Though appreciation for their service and expertise would be nice, no one expects that. Nor do the men in the show or calling the airfield even recognize their competence, though the evidence lies all around them. Even the airfield's financial stability depends on Bob, who as I mentioned, is not there.
That's why it is so important that Susan keep his legend alive.
Some fleeting romantic elements, as well as most of the play's immediate tensions, stem from the arrival of Rory, a veteran hobbling on an artificial leg. From overseas, Bob has gifted Rory with a job, even though as a gunner he has no mechanical skills. Justin Smith does a nice job as the handsome stranger who is forced, however grudgingly, to appreciate his co-workers and in the process learns something about himself.
McCoy carries out a precise vision of Susan, who must perpetuate the myth of Bob to keep the business afloat, rather like the buckets of bolts she once flew to the junkyard.

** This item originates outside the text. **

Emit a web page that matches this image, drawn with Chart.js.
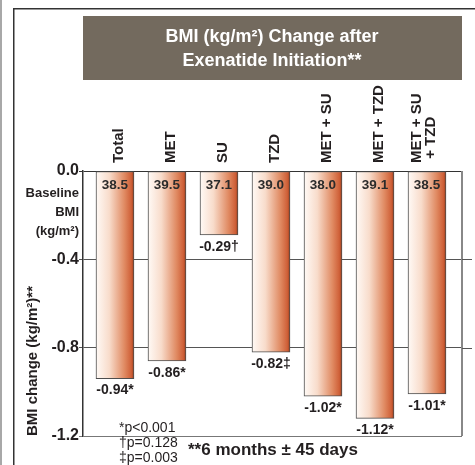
<!DOCTYPE html>
<html>
<head>
<meta charset="utf-8">
<script src="https://cdn.jsdelivr.net/npm/chart.js@4.4.1/dist/chart.umd.min.js"></script>
<style>
  body { margin: 0; background: #fff; }
</style>
</head>
<body>
<canvas id="bmiChart" width="475" height="465"></canvas>
<script>
const groups = ['Total', 'MET', 'SU', 'TZD', 'MET + SU', 'MET + TZD', ['MET + SU', ' + TZD']];
const bmiChange = [-0.94, -0.86, -0.29, -0.82, -1.02, -1.12, -1.01];
const significance = ['*', '*', '†', '‡', '*', '*', '*'];
const baselineBmi = ['38.5', '39.5', '37.1', '39.0', '38.0', '39.1', '38.5'];
const footnotes = ['*p<0.001', '†p=0.128', '‡p=0.003'];
const titleLines = ['BMI (kg/m²) Change after', 'Exenatide Initiation**'];
const baselineLabel = ['Baseline', 'BMI', '(kg/m²)'];

const FONT = "'Liberation Sans', Arial, sans-serif";
const INK = '#231f20';

function barFill(c) {
  const chart = c.chart;
  if (!chart.chartArea || c.dataIndex === undefined) return '#e08050';
  const cx = chart.scales.x.getPixelForValue(c.dataIndex);
  const g = chart.ctx.createLinearGradient(cx - 19, 0, cx + 19, 0);
  g.addColorStop(0, '#fffaf6');
  g.addColorStop(0.35, '#f8dccb');
  g.addColorStop(0.75, '#e08a62');
  g.addColorStop(0.93, '#cf6038');
  g.addColorStop(1, '#9c3f1c');
  return g;
}

// extra drawing: frame, title box, labels, footnotes
const decor = {
  id: 'decor',
  beforeDraw(chart) {
    const ctx = chart.ctx;
    ctx.save();
    ctx.fillStyle = '#a8a8a8';
    ctx.fillRect(0, 0, 2, 465);
    ctx.fillStyle = '#333';
    ctx.fillRect(13, 8, 1.5, 457);
    ctx.fillRect(13, 8, 462, 1.5);

    ctx.fillStyle = '#736a5e';
    ctx.fillRect(83, 16, 379, 64);
    ctx.fillStyle = '#fff';
    ctx.font = 'bold 18px ' + FONT;
    ctx.textAlign = 'center';
    ctx.textBaseline = 'middle';
    ctx.fillText(titleLines[0], 272, 37);
    ctx.fillText(titleLines[1], 272, 61);
    ctx.restore();
  },
  afterDraw(chart) {
    const ctx = chart.ctx;
    const xs = chart.scales.x, ys = chart.scales.y;
    const area = chart.chartArea;
    ctx.save();

    // right border of plot + grid line stubs beyond it
    ctx.strokeStyle = '#888';
    ctx.lineWidth = 2;
    ctx.beginPath();
    ctx.moveTo(area.right, area.top);
    ctx.lineTo(area.right, area.bottom);
    ctx.stroke();
    ctx.strokeStyle = '#555';
    ctx.lineWidth = 1;
    [-0.4, -0.8].forEach(v => {
      const y = Math.round(ys.getPixelForValue(v)) + 0.5;
      ctx.beginPath();
      ctx.moveTo(area.right, y);
      ctx.lineTo(area.right + 10, y);
      ctx.stroke();
    });

    ctx.fillStyle = INK;
    ctx.textBaseline = 'middle';

    // category labels, rotated
    ctx.font = 'bold 15px ' + FONT;
    groups.forEach((g, i) => {
      const lines = Array.isArray(g) ? g : [g];
      const cx = xs.getPixelForValue(i) + 4;
      ctx.save();
      ctx.translate(cx, 163);
      ctx.rotate(-Math.PI / 2);
      ctx.textAlign = 'left';
      lines.forEach((l, j) => ctx.fillText(l, 0, (j - (lines.length - 1)) * 14));
      ctx.restore();
    });

    // baseline BMI inside bar tops and change labels below bars
    ctx.textAlign = 'center';
    ctx.fillStyle = '#2b2b2b';
    ctx.font = 'bold 13.5px ' + FONT;
    baselineBmi.forEach((b, i) => {
      ctx.fillText(b, xs.getPixelForValue(i), 185);
    });
    ctx.fillStyle = INK;
    ctx.font = 'bold 14px ' + FONT;
    bmiChange.forEach((v, i) => {
      ctx.fillText(v.toFixed(2) + significance[i], xs.getPixelForValue(i), ys.getPixelForValue(v) + 12);
    });

    // baseline label at left
    ctx.textAlign = 'right';
    ctx.font = 'bold 13px ' + FONT;
    baselineLabel.forEach((l, j) => ctx.fillText(l, 79, 193 + j * 19));

    // footnotes
    ctx.textAlign = 'left';
    ctx.font = '14px ' + FONT;
    footnotes.forEach((f, j) => ctx.fillText(f, 119, 428 + j * 15));
    ctx.font = 'bold 17px ' + FONT;
    ctx.fillText('**6 months ± 45 days', 188, 450);

    ctx.restore();
  }
};

new Chart(document.getElementById('bmiChart'), {
  type: 'bar',
  data: {
    datasets: [{
      data: bmiChange.map((v, i) => ({ x: i, y: v })),
      backgroundColor: barFill,
      borderColor: '#4d4d4d',
      borderWidth: 1,
      borderSkipped: false,
      barThickness: 38
    }]
  },
  options: {
    responsive: false,
    devicePixelRatio: 1,
    animation: false,
    layout: { padding: { left: 0, top: 171, right: 13, bottom: 29 } },
    plugins: { legend: { display: false }, tooltip: { enabled: false } },
    scales: {
      x: {
        type: 'linear',
        min: -0.615,
        max: 6.673,
        offset: false,
        display: false
      },
      y: {
        min: -1.2,
        max: 0,
        afterFit: s => { s.width = 83; },
        ticks: {
          stepSize: 0.4,
          padding: 0,
          color: INK,
          font: { family: FONT, size: 16, weight: 'bold' },
          callback: v => v.toFixed(1)
        },
        grid: {
          tickLength: 4,
          lineWidth: 1,
          color: c => c.tick && c.tick.value === 0 ? '#333' : (c.tick && c.tick.value <= -1.19 ? '#777' : '#555')
        },
        border: { display: true, color: '#333', width: 1.5 },
        title: {
          display: true,
          text: 'BMI change (kg/m²)**',
          align: 'start',
          color: INK,
          padding: { top: 24 },
          font: { family: FONT, size: 15, weight: 'bold' }
        }
      }
    }
  },
  plugins: [decor]
});
</script>
</body>
</html>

We learn more about what's really going on as her layers of denial peel away.
Parra as the dad comes across with the bells and whistles of a seasoned character actor but not much else. His final woozy moments on stage as he, too, copes with the loss of illusion, meant either to connote dementia or an underlying craziness not apparent before then, were particularly unbelievable.
At times Flying seems to be making the same point over and over, that these veterans did not get their due during or after the war. The larger-than-life legend of Bob also comes across loud and clear, to the point of almost endless repetition.
Yet crucial plot points remain opaque. What finally convinces his wife to tell the truth? I have my ideas, but uncertainty persists like an inaccessible itch. That said, Flying is an honest piece of work, and the acting generally hums along at a high level.